Data for this exercise:

++++++

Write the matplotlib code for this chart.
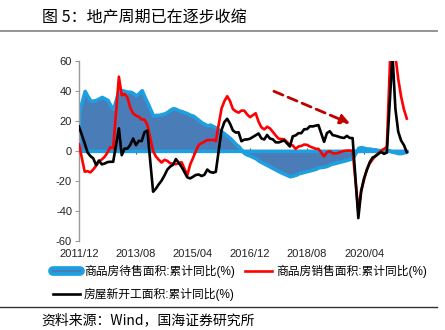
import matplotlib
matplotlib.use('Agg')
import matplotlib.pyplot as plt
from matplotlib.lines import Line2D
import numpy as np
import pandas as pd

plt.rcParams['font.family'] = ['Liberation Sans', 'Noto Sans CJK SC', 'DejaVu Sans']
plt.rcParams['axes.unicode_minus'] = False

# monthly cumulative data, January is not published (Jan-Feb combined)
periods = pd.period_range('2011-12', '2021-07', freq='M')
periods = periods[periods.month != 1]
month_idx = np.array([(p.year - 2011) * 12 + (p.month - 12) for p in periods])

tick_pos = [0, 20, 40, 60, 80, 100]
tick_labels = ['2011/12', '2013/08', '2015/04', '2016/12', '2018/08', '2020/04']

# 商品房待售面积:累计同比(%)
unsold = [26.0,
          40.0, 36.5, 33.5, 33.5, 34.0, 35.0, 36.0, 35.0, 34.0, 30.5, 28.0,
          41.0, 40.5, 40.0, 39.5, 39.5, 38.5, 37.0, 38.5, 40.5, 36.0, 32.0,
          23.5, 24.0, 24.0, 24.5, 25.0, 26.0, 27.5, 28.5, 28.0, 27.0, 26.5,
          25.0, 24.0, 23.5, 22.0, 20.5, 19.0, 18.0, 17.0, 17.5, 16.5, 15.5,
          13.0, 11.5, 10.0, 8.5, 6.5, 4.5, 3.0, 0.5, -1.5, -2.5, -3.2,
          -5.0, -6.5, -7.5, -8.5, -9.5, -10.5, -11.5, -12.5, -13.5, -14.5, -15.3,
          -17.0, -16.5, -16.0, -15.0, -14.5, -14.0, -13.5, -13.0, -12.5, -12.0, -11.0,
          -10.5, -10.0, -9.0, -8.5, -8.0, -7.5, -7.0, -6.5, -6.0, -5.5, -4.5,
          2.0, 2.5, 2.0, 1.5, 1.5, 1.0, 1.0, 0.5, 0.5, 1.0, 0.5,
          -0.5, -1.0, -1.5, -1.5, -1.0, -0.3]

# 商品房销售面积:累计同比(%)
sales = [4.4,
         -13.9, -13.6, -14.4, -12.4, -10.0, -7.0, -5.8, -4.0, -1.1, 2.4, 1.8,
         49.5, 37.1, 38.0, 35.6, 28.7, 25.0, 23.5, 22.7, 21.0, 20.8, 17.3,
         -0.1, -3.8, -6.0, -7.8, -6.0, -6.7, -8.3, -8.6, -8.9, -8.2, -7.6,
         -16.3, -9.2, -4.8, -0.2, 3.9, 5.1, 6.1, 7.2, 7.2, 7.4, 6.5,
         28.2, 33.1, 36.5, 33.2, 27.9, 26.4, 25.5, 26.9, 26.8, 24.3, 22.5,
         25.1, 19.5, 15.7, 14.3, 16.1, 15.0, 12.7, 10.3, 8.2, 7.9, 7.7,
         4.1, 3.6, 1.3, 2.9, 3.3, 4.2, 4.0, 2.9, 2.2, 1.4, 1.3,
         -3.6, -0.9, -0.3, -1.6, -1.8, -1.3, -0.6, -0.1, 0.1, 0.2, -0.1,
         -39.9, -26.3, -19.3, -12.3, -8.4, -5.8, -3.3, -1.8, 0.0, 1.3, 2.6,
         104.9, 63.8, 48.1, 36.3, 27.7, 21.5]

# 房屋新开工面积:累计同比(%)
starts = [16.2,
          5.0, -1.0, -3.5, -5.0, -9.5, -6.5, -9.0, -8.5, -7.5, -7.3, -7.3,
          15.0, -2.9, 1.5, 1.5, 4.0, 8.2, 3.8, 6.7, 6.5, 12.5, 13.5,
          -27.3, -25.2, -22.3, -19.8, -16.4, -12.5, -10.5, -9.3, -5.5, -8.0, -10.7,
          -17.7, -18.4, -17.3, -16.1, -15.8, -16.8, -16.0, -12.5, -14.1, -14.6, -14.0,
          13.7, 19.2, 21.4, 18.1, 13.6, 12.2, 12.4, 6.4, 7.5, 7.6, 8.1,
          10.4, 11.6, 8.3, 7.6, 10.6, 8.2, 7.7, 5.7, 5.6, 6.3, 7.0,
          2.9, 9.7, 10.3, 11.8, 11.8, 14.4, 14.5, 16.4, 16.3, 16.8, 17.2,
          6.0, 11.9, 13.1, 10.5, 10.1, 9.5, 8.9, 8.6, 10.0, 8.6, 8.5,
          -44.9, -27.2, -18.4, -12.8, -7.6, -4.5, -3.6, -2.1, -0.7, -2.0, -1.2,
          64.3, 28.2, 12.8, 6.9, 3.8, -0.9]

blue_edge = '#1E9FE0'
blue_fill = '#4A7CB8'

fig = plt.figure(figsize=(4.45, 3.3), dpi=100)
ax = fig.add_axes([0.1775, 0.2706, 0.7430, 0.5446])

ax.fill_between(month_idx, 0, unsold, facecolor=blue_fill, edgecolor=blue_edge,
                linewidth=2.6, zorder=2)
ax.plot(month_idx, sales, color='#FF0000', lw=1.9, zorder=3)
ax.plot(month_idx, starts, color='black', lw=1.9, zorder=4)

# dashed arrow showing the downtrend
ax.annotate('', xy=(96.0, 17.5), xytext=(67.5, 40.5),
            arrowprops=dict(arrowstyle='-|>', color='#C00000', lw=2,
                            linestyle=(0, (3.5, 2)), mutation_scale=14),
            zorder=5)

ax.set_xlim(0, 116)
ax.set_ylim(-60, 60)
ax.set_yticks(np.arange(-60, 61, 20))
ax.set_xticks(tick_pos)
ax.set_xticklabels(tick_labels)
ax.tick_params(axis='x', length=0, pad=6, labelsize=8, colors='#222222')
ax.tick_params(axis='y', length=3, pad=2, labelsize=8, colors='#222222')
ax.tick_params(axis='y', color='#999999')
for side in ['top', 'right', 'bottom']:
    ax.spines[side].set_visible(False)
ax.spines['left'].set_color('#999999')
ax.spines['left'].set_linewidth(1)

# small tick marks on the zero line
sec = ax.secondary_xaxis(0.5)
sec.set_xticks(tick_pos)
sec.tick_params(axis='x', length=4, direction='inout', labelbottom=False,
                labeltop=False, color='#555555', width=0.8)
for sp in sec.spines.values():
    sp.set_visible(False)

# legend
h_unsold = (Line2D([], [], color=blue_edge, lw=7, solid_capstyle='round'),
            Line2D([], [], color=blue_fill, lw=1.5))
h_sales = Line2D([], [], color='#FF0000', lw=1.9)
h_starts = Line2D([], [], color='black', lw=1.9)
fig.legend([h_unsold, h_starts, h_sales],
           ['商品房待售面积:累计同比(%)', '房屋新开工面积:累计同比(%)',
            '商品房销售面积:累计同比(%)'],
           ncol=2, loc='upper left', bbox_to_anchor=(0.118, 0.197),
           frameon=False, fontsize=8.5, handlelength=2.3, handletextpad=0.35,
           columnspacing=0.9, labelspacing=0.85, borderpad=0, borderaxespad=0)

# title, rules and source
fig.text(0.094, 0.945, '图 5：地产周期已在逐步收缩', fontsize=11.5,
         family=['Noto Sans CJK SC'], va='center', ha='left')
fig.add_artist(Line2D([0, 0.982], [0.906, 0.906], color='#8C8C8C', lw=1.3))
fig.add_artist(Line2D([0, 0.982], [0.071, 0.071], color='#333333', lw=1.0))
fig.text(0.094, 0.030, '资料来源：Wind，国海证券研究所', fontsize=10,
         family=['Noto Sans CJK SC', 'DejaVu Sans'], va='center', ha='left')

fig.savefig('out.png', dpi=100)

++++++

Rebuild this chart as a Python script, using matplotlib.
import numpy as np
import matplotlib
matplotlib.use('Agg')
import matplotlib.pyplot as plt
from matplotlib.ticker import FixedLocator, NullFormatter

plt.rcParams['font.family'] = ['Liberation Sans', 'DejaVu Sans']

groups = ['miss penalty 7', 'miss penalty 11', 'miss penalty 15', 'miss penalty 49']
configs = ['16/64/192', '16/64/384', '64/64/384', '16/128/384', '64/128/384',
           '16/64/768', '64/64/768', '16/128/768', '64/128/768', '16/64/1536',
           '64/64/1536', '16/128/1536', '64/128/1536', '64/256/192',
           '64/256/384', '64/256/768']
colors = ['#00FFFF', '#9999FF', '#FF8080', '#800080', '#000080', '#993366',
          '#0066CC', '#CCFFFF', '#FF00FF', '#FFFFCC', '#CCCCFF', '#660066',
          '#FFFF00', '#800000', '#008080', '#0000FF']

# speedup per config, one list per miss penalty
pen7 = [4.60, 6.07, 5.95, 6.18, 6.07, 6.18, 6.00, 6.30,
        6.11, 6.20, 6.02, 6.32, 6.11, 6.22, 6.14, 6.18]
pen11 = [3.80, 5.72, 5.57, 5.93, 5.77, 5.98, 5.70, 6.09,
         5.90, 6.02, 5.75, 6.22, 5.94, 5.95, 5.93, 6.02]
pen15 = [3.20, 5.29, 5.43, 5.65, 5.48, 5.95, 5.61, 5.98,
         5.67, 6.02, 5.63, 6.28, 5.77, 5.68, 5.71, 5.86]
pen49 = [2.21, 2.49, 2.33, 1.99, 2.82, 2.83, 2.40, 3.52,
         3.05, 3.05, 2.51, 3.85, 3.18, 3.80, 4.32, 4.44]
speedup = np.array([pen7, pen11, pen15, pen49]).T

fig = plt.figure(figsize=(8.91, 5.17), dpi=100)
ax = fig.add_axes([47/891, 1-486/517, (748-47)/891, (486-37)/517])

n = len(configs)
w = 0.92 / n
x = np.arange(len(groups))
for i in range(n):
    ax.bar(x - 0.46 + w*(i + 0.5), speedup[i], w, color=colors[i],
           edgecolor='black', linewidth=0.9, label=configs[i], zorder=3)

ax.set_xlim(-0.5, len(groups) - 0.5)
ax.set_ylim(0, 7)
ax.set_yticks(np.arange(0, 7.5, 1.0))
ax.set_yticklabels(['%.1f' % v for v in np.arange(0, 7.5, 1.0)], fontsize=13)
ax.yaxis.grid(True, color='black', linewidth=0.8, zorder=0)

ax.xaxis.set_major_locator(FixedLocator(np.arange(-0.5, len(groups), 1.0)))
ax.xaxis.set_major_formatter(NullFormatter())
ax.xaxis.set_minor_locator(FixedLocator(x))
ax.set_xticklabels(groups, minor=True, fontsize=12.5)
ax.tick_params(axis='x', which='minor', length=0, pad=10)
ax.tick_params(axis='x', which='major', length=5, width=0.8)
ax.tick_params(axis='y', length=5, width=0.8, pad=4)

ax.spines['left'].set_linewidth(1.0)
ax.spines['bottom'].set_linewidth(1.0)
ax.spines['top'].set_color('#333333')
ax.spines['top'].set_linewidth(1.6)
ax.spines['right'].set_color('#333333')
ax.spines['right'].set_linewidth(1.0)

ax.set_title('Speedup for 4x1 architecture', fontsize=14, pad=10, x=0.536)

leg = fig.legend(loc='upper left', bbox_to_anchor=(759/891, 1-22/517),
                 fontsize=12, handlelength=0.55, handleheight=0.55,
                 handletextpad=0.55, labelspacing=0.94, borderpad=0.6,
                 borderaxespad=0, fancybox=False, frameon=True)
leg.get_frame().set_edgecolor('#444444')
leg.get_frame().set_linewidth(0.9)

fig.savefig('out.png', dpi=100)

++++++

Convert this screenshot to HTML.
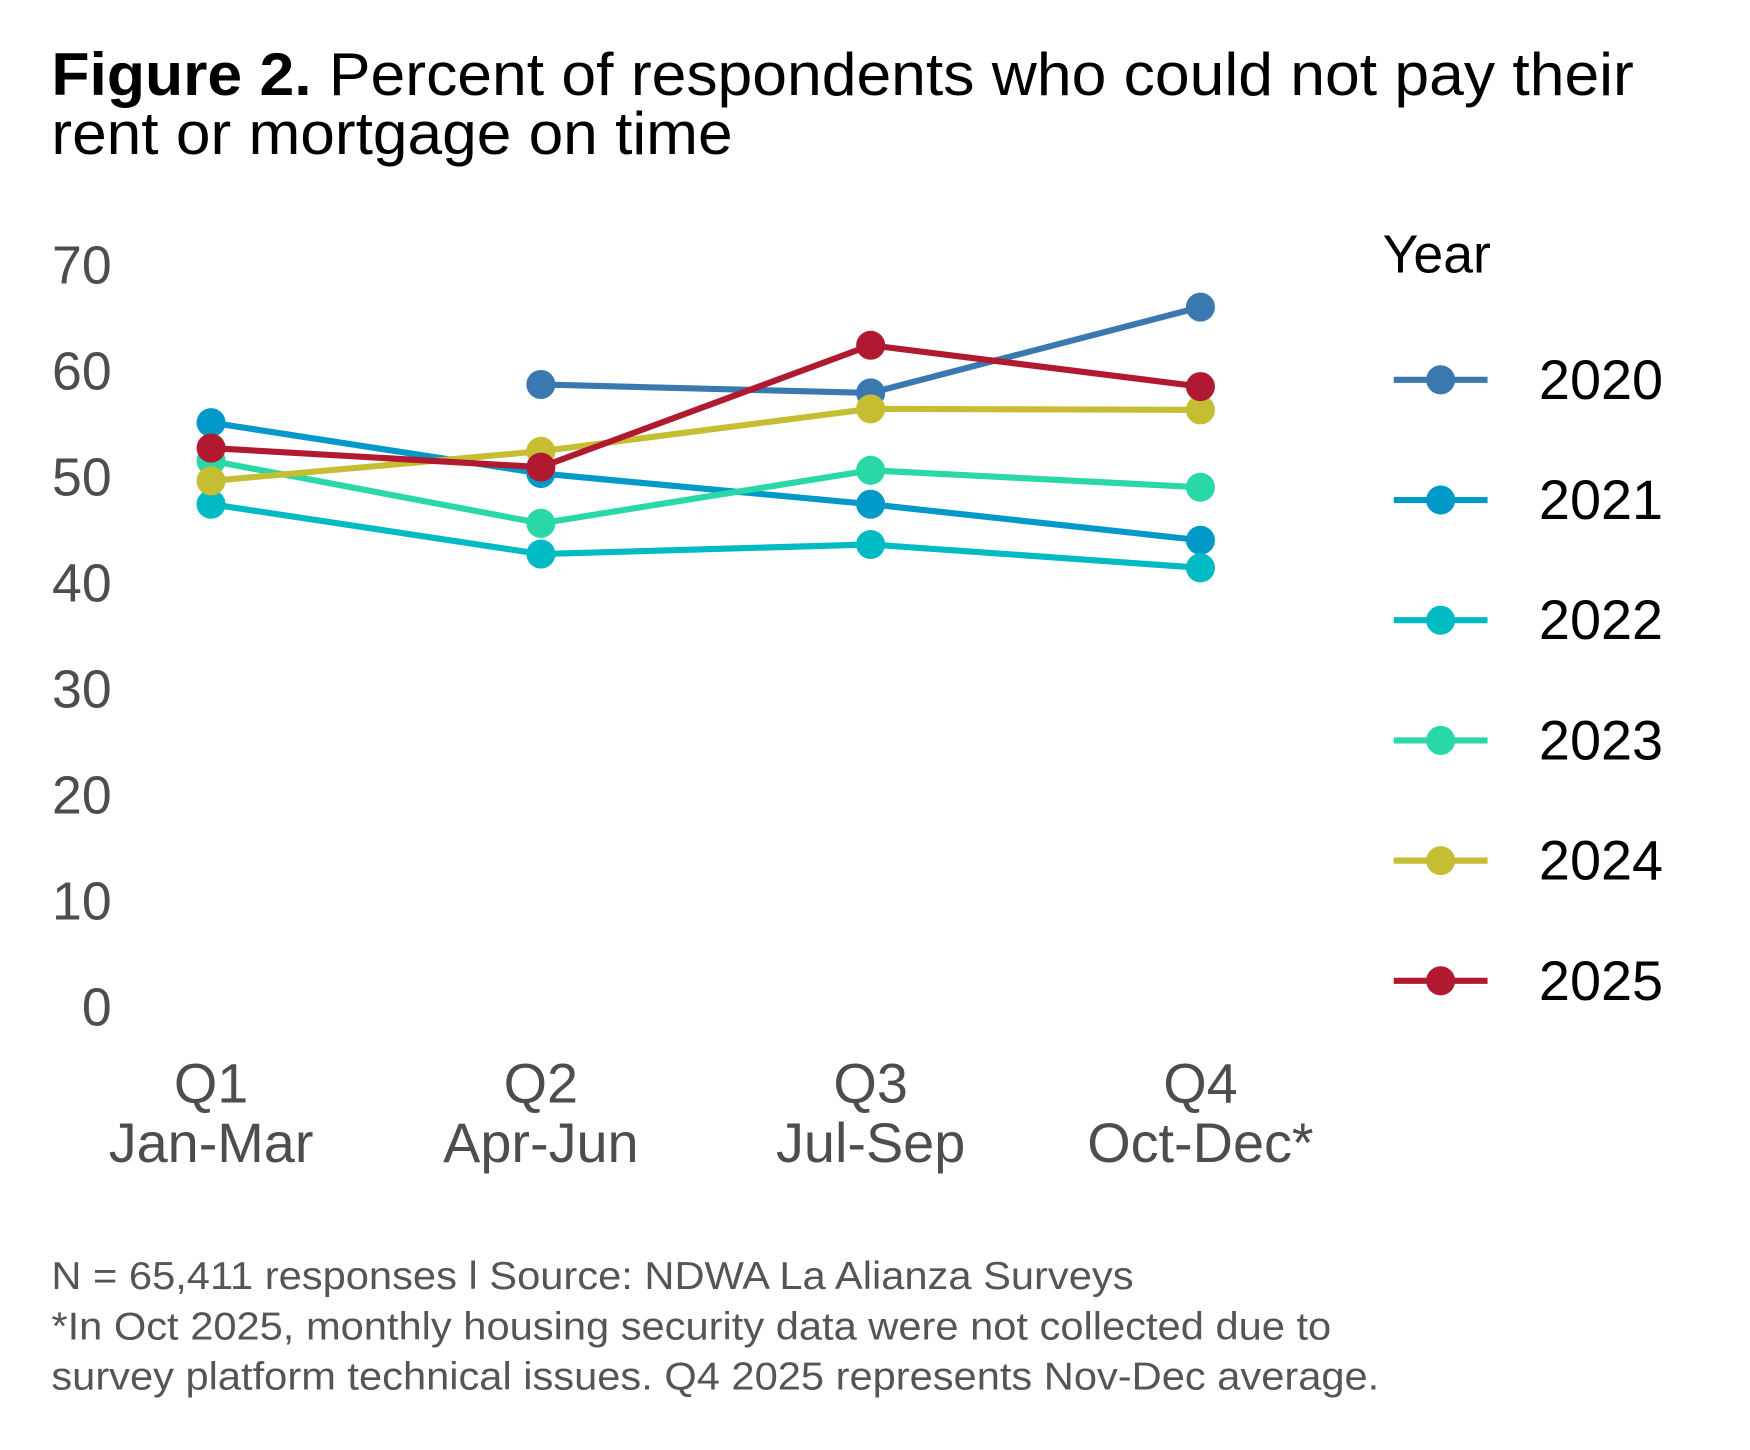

++++++

Brief: Your task is to reproduce only the lines from the one with "Write the matplotlib code for this chart." through the one with "plt.rcParams['axes.unicode_minus'] = False", keeping both ends. Skip every picture.

The solution:
Write the matplotlib code for this chart.
import matplotlib
matplotlib.use('Agg')
import matplotlib.pyplot as plt
from matplotlib.lines import Line2D
import numpy as np
import pandas as pd

plt.rcParams['font.family'] = ['Liberation Sans', 'Noto Sans CJK SC', 'DejaVu Sans']
plt.rcParams['axes.unicode_minus'] = False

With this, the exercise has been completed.